Escribir es también paradójico, pues se escribe para dejar rastro sabiendo que, probablemente, el intento de huella se esfumará como la nieve de los árboles impulsada por un soplo de viento gélido, seco y certero. Es sentir que tienes dentro de ti la respuesta misma al cosmos, al concepto de infinito y al por qué respiramos, pero una vez escrito, ese conglomerado de palabras puede más bien estarse asemejando a una pelusa de polvo en lo más profundo de un cajón. En otras palabras, nunca se sabe si el resultado de ese arranque que aprieta el pecho y acelera el corazón terminará galardonado o escondido en el baúl del más triste de los baúles: el de los recuerdos que se convirtieron en olvido incluso antes de nacer. 

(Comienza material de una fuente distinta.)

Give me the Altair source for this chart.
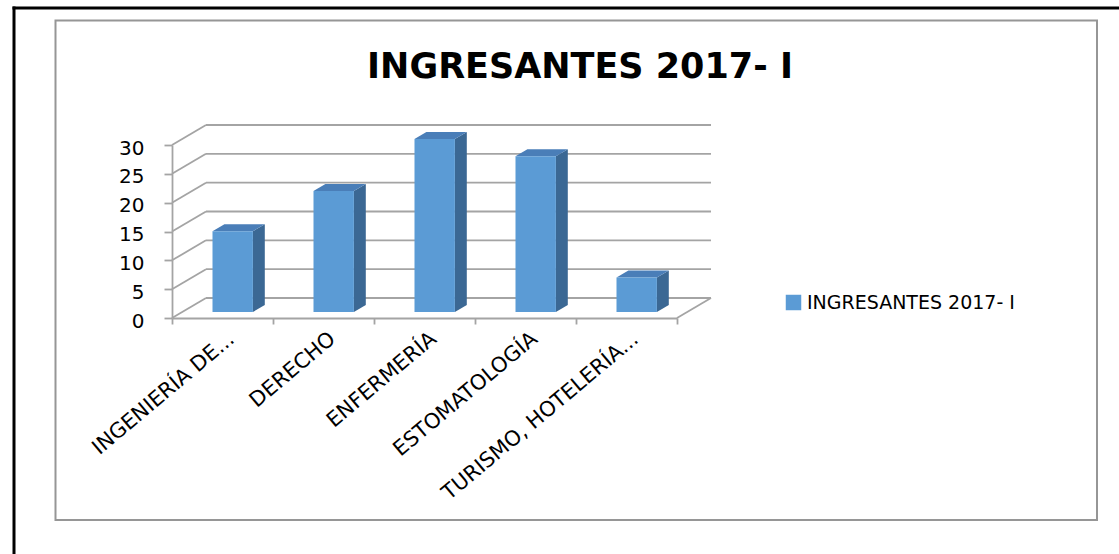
import altair as alt
import pandas as pd

# ---------------- data ----------------
categories = ["INGENIERÍA DE...", "DERECHO", "ENFERMERÍA", "ESTOMATOLOGÍA", "TURISMO, HOTELERÍA..."]
values = [14, 21, 30, 27, 6]
series_name = "INGRESANTES 2017- I"
title_text = "INGRESANTES 2017- I"
y_ticks = [0, 5, 10, 15, 20, 25, 30]

# ---------------- style / 3D geometry ----------------
FRONT = "#5B9BD5"
SIDE = "#3B6894"
TOP = "#4A7EB8"
GRID = "#A4A4A4"
FONT = "DejaVu Sans"
W, H = 505, 173
PAD_L, PAD_T = 172, 145
DEPTH_X, DEPTH_Y = 0.3366, 3.468   # full wall depth in data units
FRONT_F, BAR_F, HALF_W = 0.30, 0.35, 0.2

n = len(categories)
centers = [i + 0.5 for i in range(n)]
ymax = max(y_ticks)

bars = pd.DataFrame({"name": categories, "value": values, "c": centers})
bars["x1"] = bars["c"] + FRONT_F * DEPTH_X - HALF_W
bars["x2"] = bars["c"] + FRONT_F * DEPTH_X + HALF_W
bars["y0"] = FRONT_F * DEPTH_Y
bars["y1"] = bars["y0"] + bars["value"]
bars["series"] = series_name
bdx, bdy = BAR_F * DEPTH_X, BAR_F * DEPTH_Y

side_rows, top_rows = [], []
for r in bars.to_dict("records"):
    side_rows.append({"name": r["name"], "x": r["x2"], "lo": r["y0"], "hi": r["y1"]})
    side_rows.append({"name": r["name"], "x": r["x2"] + bdx, "lo": r["y0"] + bdy, "hi": r["y1"] + bdy})
    top_rows.append({"name": r["name"], "y": r["y1"], "xa": r["x1"], "xb": r["x2"]})
    top_rows.append({"name": r["name"], "y": r["y1"] + bdy, "xa": r["x1"] + bdx, "xb": r["x2"] + bdx})
side = pd.DataFrame(side_rows)
top = pd.DataFrame(top_rows)

seg_rows = []
for k in y_ticks:
    seg_rows.append({"xa": DEPTH_X, "ya": k + DEPTH_Y, "xb": n + DEPTH_X, "yb": k + DEPTH_Y})
    seg_rows.append({"xa": 0, "ya": k, "xb": DEPTH_X, "yb": k + DEPTH_Y})
seg_rows.append({"xa": n, "ya": 0, "xb": n + DEPTH_X, "yb": DEPTH_Y})
segs = pd.DataFrame(seg_rows)

labels = pd.DataFrame({"name": categories, "c": centers})

xs = alt.Scale(domain=[0, n], nice=False, zero=False)
ys = alt.Scale(domain=[0, ymax], nice=False, zero=False)
xaxis = alt.Axis(values=list(range(n + 1)), labels=False, ticks=True, tickSize=6,
                 tickColor=GRID, tickWidth=1.8, domainColor=GRID, domainWidth=1.8,
                 grid=False, title=None)
yaxis = alt.Axis(values=y_ticks, grid=False, domainColor=GRID, domainWidth=1.8,
                 tickColor=GRID, tickWidth=1.8, tickSize=8, labelFont=FONT,
                 labelFontSize=20, labelColor="black", labelPadding=20,
                 labelOffset=3, title=None)


def X(f):
    return alt.X(f, type="quantitative", scale=xs, axis=xaxis)


def Y(f):
    return alt.Y(f, type="quantitative", scale=ys, axis=yaxis)


walls = alt.Chart(segs).mark_rule(color=GRID, strokeWidth=1.8).encode(
    x=X("xa"), y=Y("ya"), x2="xb", y2="yb")

sides = alt.Chart(side).mark_area(color=SIDE, orient="vertical").encode(
    x=X("x"), y=Y("hi"), y2="lo", detail="name:N")

tops = alt.Chart(top).mark_area(color=TOP, orient="horizontal").encode(
    y=Y("y"), x=X("xa"), x2="xb", detail="name:N")

fronts = alt.Chart(bars).mark_rect().encode(
    x=X("x1"), x2="x2", y=Y("y0"), y2="y1",
    color=alt.Color("series:N", scale=alt.Scale(domain=[series_name], range=[FRONT]),
                    legend=alt.Legend(title=None, orient="none", legendX=612, legendY=148,
                                      symbolType="square", symbolSize=240,
                                      symbolStrokeWidth=0, labelFont=FONT,
                                      labelFontSize=19, labelColor="black",
                                      labelPadding=9, labelLimit=0)))

xlabels = alt.Chart(labels).mark_text(
    angle=320, align="right", baseline="top", font=FONT, fontSize=21, color="black", dx=3
).encode(x=X("c"), y=alt.value(H + 12), text="name:N")

title = alt.Chart(pd.DataFrame({"t": [title_text]})).mark_text(
    font=FONT, fontSize=35, fontWeight="bold", color="black", align="center",
    baseline="alphabetic"
).encode(x=alt.value(580 - PAD_L), y=alt.value(78 - PAD_T), text="t:N")

inner = alt.Chart(pd.DataFrame({"a": [0]})).mark_rect(
    fillOpacity=0, stroke="#969696", strokeWidth=2
).encode(x=alt.value(55.5 - PAD_L), x2=alt.value(1097 - PAD_L),
         y=alt.value(20.5 - PAD_T), y2=alt.value(520 - PAD_T))

outer_l = alt.Chart(pd.DataFrame({"a": [0]})).mark_rule(color="black", strokeWidth=3).encode(
    x=alt.value(14 - PAD_L), y=alt.value(6.5 - PAD_T), y2=alt.value(560 - PAD_T))
outer_t = alt.Chart(pd.DataFrame({"a": [0]})).mark_rule(color="black", strokeWidth=3).encode(
    x=alt.value(12.5 - PAD_L), x2=alt.value(1125 - PAD_L), y=alt.value(8 - PAD_T))

chart = alt.layer(inner, outer_l, outer_t, walls, sides, tops, fronts, xlabels, title).properties(
    width=W, height=H,
    autosize=alt.AutoSizeParams(type="none"),
    padding={"left": PAD_L, "top": PAD_T, "right": 1119 - PAD_L - W, "bottom": 554 - PAD_T - H},
    background="white",
).configure_view(stroke=None)

chart.save("out.html", embed_options={"renderer": "svg", "actions": False})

Lo curioso es que el miedo nace con la pasión misma. Asienta sus raíces gruesas y carrasposas con la misma firmeza insaciable que las ganas desenfrenadas de escribir. Nacen juntos y habré de suponer (o por lo menos así lo pronostico en mi caso) que pasan a otra vida, aferrados, bien aferrados, a la mano del otro. Creo, en realidad, que quien no le teme a su propia creación literaria, o es de otro planeta, o no se le sembró la semilla de esa criatura silenciosa y peculiar llamada Escritura. Quizás fue otra. La del Desahogo, la Melancolía o el Desocupe. Pero no la de Escritura. Es que acaso… ¿cómo no temerle y a la vez enamorarse de las vidas recreadas de esos seres? ¿Cómo no sentir que cargo un costal de caracolas marinas sobre mi espalda después de haber visto a aquel señor que, rondando los setenta años y vistiendo su traje más elegante del armario, hablaba solo y enviciado frente a la máquina del casino en una tarde de domingo? ¿Cómo no contar la historia de esa niña panzona, panzonsísima, que, cargando un pollo vivo en su mano izquierda, esperaba, con la mirada deambulante, a que algo inesperado le ocurriese? ¿Cómo no preguntarse por la vida de aquella señora de piel marchita y pelo color perla que caminaba diez pasos en una postura tan encorvada que su ángulo se diferenciaba en nada con el de la letra L y otros diez perfectamente erguida? ¿Cómo no imaginarse la pieza en donde duerme el señor afro de unos dos metros de altura que, meneando sus largas rastas y vistiendo ropa de espantapájaros, caminaba de la mano de un enano en una fría noche bogotana? ¿Cómo no sentirse responsable por escribir la vida de quienes no dimensionan siquiera la exquisitez de su existencia en el mundo literario? 

Y así se vive y se come y se ríe; pero siempre con esa luz tintineante dentro que te obliga a cuestionarte si lo que estás pensando en ese preciso instante es digno de ser publicado o más bien se lo dejas al exclusivo deleite de tu estómago. En esta ocasión me ganó la pasión, pero el miedo, por supuesto, sigue ahí; escondido bajo el tapete de la puerta, sumergido en el frasquito de champú, camuflado entre la caja del cereal. 

Solo pido, en esta particular ocasión, que lo mismo suceda con aquellos aspectos de la vida que me hacen mantener el pulso. Que el suspiro del ahora venza lo amargo de la incertidumbre del mañana, que la pasión desbocada venza el vaho que exhala el miedo y que la escritura deje de flotar en el vacío de mi mente para pertenecerle a este mundo que es tan de todos como de nadie.